Bong Joon-ho's last film, The Host, was a great big special effects extravaganza that set the record for ticket sales in South Korea. In many cases, one would expect a director to try and top that in his next outing; instead, Bong stepped back and made another more intimate film about murder in a small town, one which will remind audiences of his Memories of Murder, both by its subject (a murder in a small town) and its quality (very good indeed).

Before the crime takes place, we meet the accused killer and the amateur detective. Yoon Do-Joon (Won Bin) is good-looking, but mentally handicapped; he can't remember things from one minute to the next. His mother Yoon Hye-ja (Kim Hye-ja) is extremely protective. When schoolgirl Moon Ah-jeong (Moon Hee-ra) is found beaten to death with a golf ball that Do-joon had been seen doodling on earlier near the body, local cop Je-mun (Yoon Je-moon) picks him up, and his partner quickly scares a confession out of the easily confused Do-joon. His mother isn't quite so convinced, and starts investigating on her own, starting with her son's friend Jin-tae (Jin Goo), who knew about the golf balls and was supposed to be with Do-joon on the night in question.

Kim Hye-ja is a veteran actress, though little known in the west, even by fans of Korean film, because most of her work has been in television. I gather that she has played a lot of mothers in that medium, but I'd be impressed if any of them are quite as memorable as this one. It takes just a few wordless moments to get a handle on her character: When we first see her, she's slicing herbs at work, but distractedly, always looking out the window at Do-joon, with affection but also a great deal of worry, and no small amount of weariness; she's had to be much more worried for much longer than most parents. The true brilliance of her performance, though, is not how immediately we recognize and understand the character; it's how, as Hye-ja grows more desperate and frantic and we learn more about her, we seldom have moments where we shout out "aha, this explains that!" Kim's performance is so perfectly formed that everything fits together without individual bits needing explanation, even as she gets more complicated.

And she does, even as the murder mystery deepens. Bong and his co-writer Park Eun-kyo build a story that splits time between Hye-ja's investigation and her relationship with her son without creating connections that feel coincidental. It's an impressive balancing act; character-oriented mysteries are some of the toughest things to write well. They do everything right, though - the solution to the mystery is built from clues hidden in plain sight, and the solving of it tells us interesting things about Hye-ja without it necessarily being an obvious parallel to the case.
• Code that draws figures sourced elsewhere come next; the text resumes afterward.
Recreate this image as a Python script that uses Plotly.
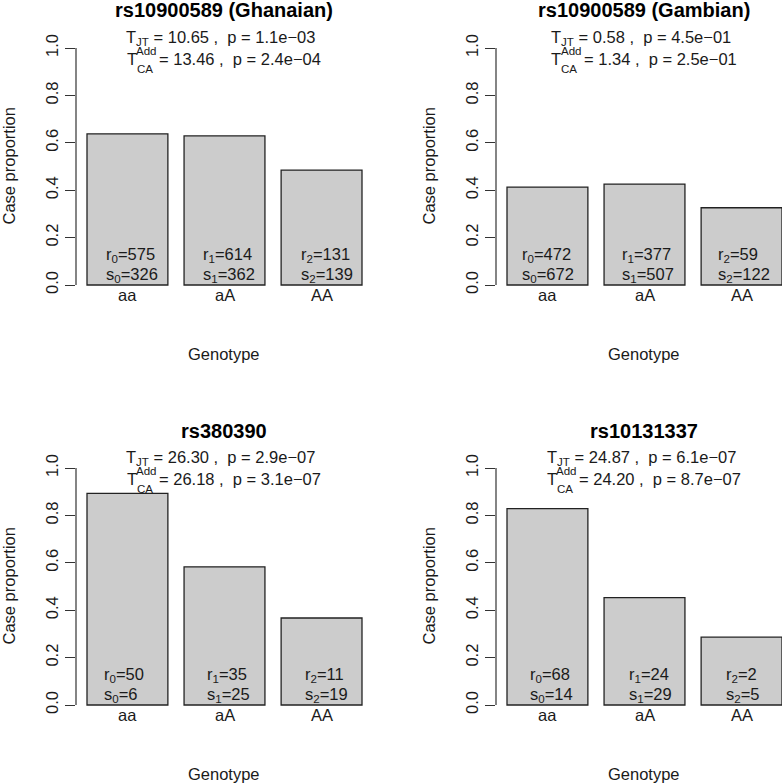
import plotly.graph_objects as go

# ---------------- data ----------------
genotypes = ["aa", "aA", "AA"]
titles = ["rs10900589 (Ghanaian)", "rs10900589 (Gambian)", "rs380390", "rs10131337"]
case_prop_ghanaian = [0.638, 0.629, 0.485]
case_prop_gambian = [0.413, 0.426, 0.326]
case_prop_rs380390 = [0.893, 0.583, 0.367]
case_prop_rs10131337 = [0.829, 0.453, 0.286]
r_ghanaian = [575, 614, 131]
s_ghanaian = [326, 362, 139]
r_gambian = [472, 377, 59]
s_gambian = [672, 507, 122]
r_rs380390 = [50, 35, 11]
s_rs380390 = [6, 25, 19]
r_rs10131337 = [68, 24, 2]
s_rs10131337 = [14, 29, 5]
t_jt = [10.65, 0.58, 26.30, 24.87]
p_jt = [1.1e-03, 4.5e-01, 2.9e-07, 6.1e-07]
t_ca = [13.46, 1.34, 26.18, 24.20]
p_ca = [2.4e-04, 2.5e-01, 3.1e-07, 8.7e-07]
yticks = [0.0, 0.2, 0.4, 0.6, 0.8, 1.0]
ytick_labels = ["0.0", "0.2", "0.4", "0.6", "0.8", "1.0"]

props = [case_prop_ghanaian, case_prop_gambian, case_prop_rs380390, case_prop_rs10131337]
rs = [r_ghanaian, r_gambian, r_rs380390, r_rs10131337]
ss = [s_ghanaian, s_gambian, s_rs380390, s_rs10131337]

# ---------------- layout helpers ----------------
W, H = 782, 784
FONT = "Liberation Sans, Arial, sans-serif"
FS = 16.5
SUBFS = 11.55
INK = "#1a1a1a"

def px(x):
    return x / W

def py(y):
    return 1 - y / H

ARIAL = {**{d: 0.556 for d in "0123456789"}, ".": 0.278, ",": 0.278, " ": 0.278,
         "\u00a0": 0.278, "=": 0.584, "\u2212": 0.584, "p": 0.556, "e": 0.556,
         "T": 0.611, "A": 0.667, "d": 0.556, "C": 0.722}

def tw(s, size):
    return sum(ARIAL.get(c, 0.556) for c in s) * size

def fmt_p(p):
    return f"{p:.1e}".replace("-", "\u2212")

# panel offsets (px)
offsets = [(0, 0), (420, 0), (0, 420), (420, 420)]
# label left offsets inside each bar (px from bar left edge)
label_dx = [[17, 17, 17.7], [13.3, 15.7, 15], [14.7, 21, 21.7], [20.7, 23, 22.7]]
BAR_HALF_PX = 40.5

fig = go.Figure()
annotations = []
shapes = []
layout_axes = {}

for i in range(4):
    ox, oy = offsets[i]
    n = i + 1
    sfx = "" if n == 1 else str(n)
    xa, ya = f"x{sfx}", f"y{sfx}"
    fig.add_trace(go.Bar(
        x=genotypes, y=props[i], width=1 / 1.2,
        marker=dict(color="#cccccc", line=dict(color="#222222", width=1.3)),
        xaxis=xa, yaxis=ya, hoverinfo="skip"))

    x0 = 76 + ox
    x1 = min(373 + ox, W)
    xr_hi = -0.53 + (x1 - x0) / 97.06
    layout_axes[f"xaxis{sfx}"] = dict(
        domain=[px(x0), px(x1)], range=[-0.53, xr_hi], type="category",
        categoryorder="array", categoryarray=genotypes, automargin=False,
        showticklabels=False, showgrid=False, zeroline=False, showline=False,
        ticks="", anchor=ya, fixedrange=True)
    layout_axes[f"yaxis{sfx}"] = dict(
        domain=[py(294.48 + oy), py(38.52 + oy)], range=[-0.04, 1.04], automargin=False,
        tickvals=yticks, ticktext=ytick_labels, tickangle=-90,
        ticks="outside", ticklen=10, tickwidth=1.2, tickcolor="#333333",
        tickfont=dict(family=FONT, size=FS, color=INK),
        showgrid=False, zeroline=False, showline=False, anchor=xa, fixedrange=True)

    # y axis line from 0 to 1
    shapes.append(dict(type="line", xref=f"{xa} domain", yref=ya, x0=0, x1=0, y0=0, y1=1,
                       line=dict(color="#333333", width=1.2)))

    # title
    annotations.append(dict(text=f"<b>{titles[i]}</b>", x=px(224 + ox), y=py(10.5 + oy),
                            xref="paper", yref="paper", xanchor="center", yanchor="middle",
                            showarrow=False, font=dict(family=FONT, size=20, color="#000")))
    # stat line 1
    line1 = f"T<sub>JT</sub> = {t_jt[i]:.2f} ,\u00a0 p = {fmt_p(p_jt[i])}"
    annotations.append(dict(text=line1, x=px(221 + ox), y=py(37.6 + oy),
                            xref="paper", yref="paper", xanchor="center", yanchor="middle",
                            showarrow=False, font=dict(family=FONT, size=FS, color=INK)))
    # stat line 2 (T with stacked sup/sub)
    main2 = f"= {t_ca[i]:.2f} ,\u00a0 p = {fmt_p(p_ca[i])}"
    wT = tw("T", FS)
    wS = max(tw("Add", SUBFS), tw("CA", SUBFS)) + 2
    wM = tw(main2, FS)
    left = 223 + ox - (wT + wS + wM) / 2
    annotations.append(dict(text="T", x=px(left), y=py(59.3 + oy), xref="paper", yref="paper",
                            xanchor="left", yanchor="middle", showarrow=False, borderpad=0,
                            font=dict(family=FONT, size=FS, color=INK)))
    annotations.append(dict(text="Add", x=px(left + wT - 0.5), y=py(51.3 + oy), xref="paper", yref="paper",
                            xanchor="left", yanchor="middle", showarrow=False, borderpad=0,
                            font=dict(family=FONT, size=SUBFS, color=INK)))
    annotations.append(dict(text="CA", x=px(left + wT), y=py(68.7 + oy), xref="paper", yref="paper",
                            xanchor="left", yanchor="middle", showarrow=False, borderpad=0,
                            font=dict(family=FONT, size=SUBFS, color=INK)))
    annotations.append(dict(text=main2, x=px(left + wT + wS), y=py(59.3 + oy), xref="paper", yref="paper",
                            xanchor="left", yanchor="middle", showarrow=False, borderpad=0,
                            font=dict(family=FONT, size=FS, color=INK)))

    # bar labels and x tick labels
    for j, g in enumerate(genotypes):
        dx = label_dx[i][j] - BAR_HALF_PX
        annotations.append(dict(text=f"r<sub>{j}</sub>={rs[i][j]}", x=g, xref=xa, xshift=dx,
                                y=py(254.5 + oy), yref="paper", xanchor="left", yanchor="middle",
                                showarrow=False, font=dict(family=FONT, size=FS, color=INK)))
        annotations.append(dict(text=f"s<sub>{j}</sub>={ss[i][j]}", x=g, xref=xa, xshift=dx,
                                y=py(274.5 + oy), yref="paper", xanchor="left", yanchor="middle",
                                showarrow=False, font=dict(family=FONT, size=FS, color=INK)))
        annotations.append(dict(text=g, x=g, xref=xa, y=py(295.3 + oy), yref="paper",
                                xanchor="center", yanchor="middle", showarrow=False,
                                font=dict(family=FONT, size=FS, color=INK)))

    # axis titles
    annotations.append(dict(text="Genotype", x=px(223.5 + ox), y=py(354.3 + oy), xref="paper", yref="paper",
                            xanchor="center", yanchor="middle", showarrow=False,
                            font=dict(family=FONT, size=FS, color=INK)))
    annotations.append(dict(text="Case proportion", x=px(8 + ox), y=py(166.5 + oy), xref="paper", yref="paper",
                            xanchor="center", yanchor="middle", textangle=-90, showarrow=False,
                            font=dict(family=FONT, size=FS, color=INK)))

fig.update_layout(
    width=W, height=H, margin=dict(l=0, r=0, t=0, b=0, autoexpand=False),
    paper_bgcolor="white", plot_bgcolor="white", showlegend=False,
    annotations=annotations, shapes=shapes, **layout_axes)

fig.write_html("out.html", config={"displayModeBar": False},
               post_script="document.body.style.margin='0';document.body.style.overflow='hidden';")
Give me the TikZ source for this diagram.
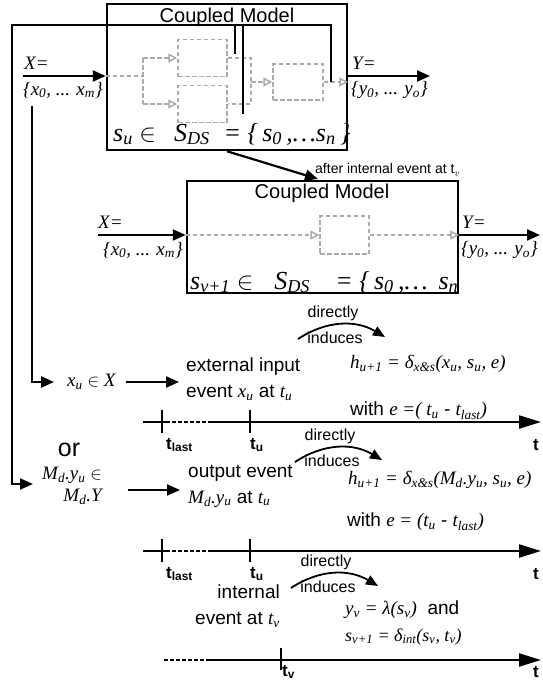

Both threads converge as the story moves to its conclusion without either diminishing in importance, creating a story that is both about Hye-ja specifically and makes a larger point about alienation and loneliness.

The movie's not just about Hye-ja, of course, although she's clearly the central character. Big praise must also go to Won Bin, as Do-joon is an extremely tricky character. He's slow, but can't be obviously simple from a glance, and "slow" can't be his entire personality. He's unhealthily dependent on Hye-ja, but also feels smothered by her; he can be funny but also angry. He's a character, not just a disability.

The rest are impressive, too. Jin Goo handles the part of Jin-tae with aplomb, playing a character who starts off as a sort of facilitator of comic relief, which morphs into something a bit more sinister. Yoon Je-moon is sympathetic as the small-town cop both a little in over his head but familiar with the Yoons. Moon Hee-ra and Lee Mi-do are also good as the high-school girls involved with the case - Moon as the victim, Lee as a possible lead.

It's a small cast, in what's a relatively small-scale story, especially relative to the monster hit that Bong had come off. But dismiss it at your peril; as mechanically meticulous as the construction of a special-effects piece like The Host is, so is everything about Mother, and it's engrossing for it.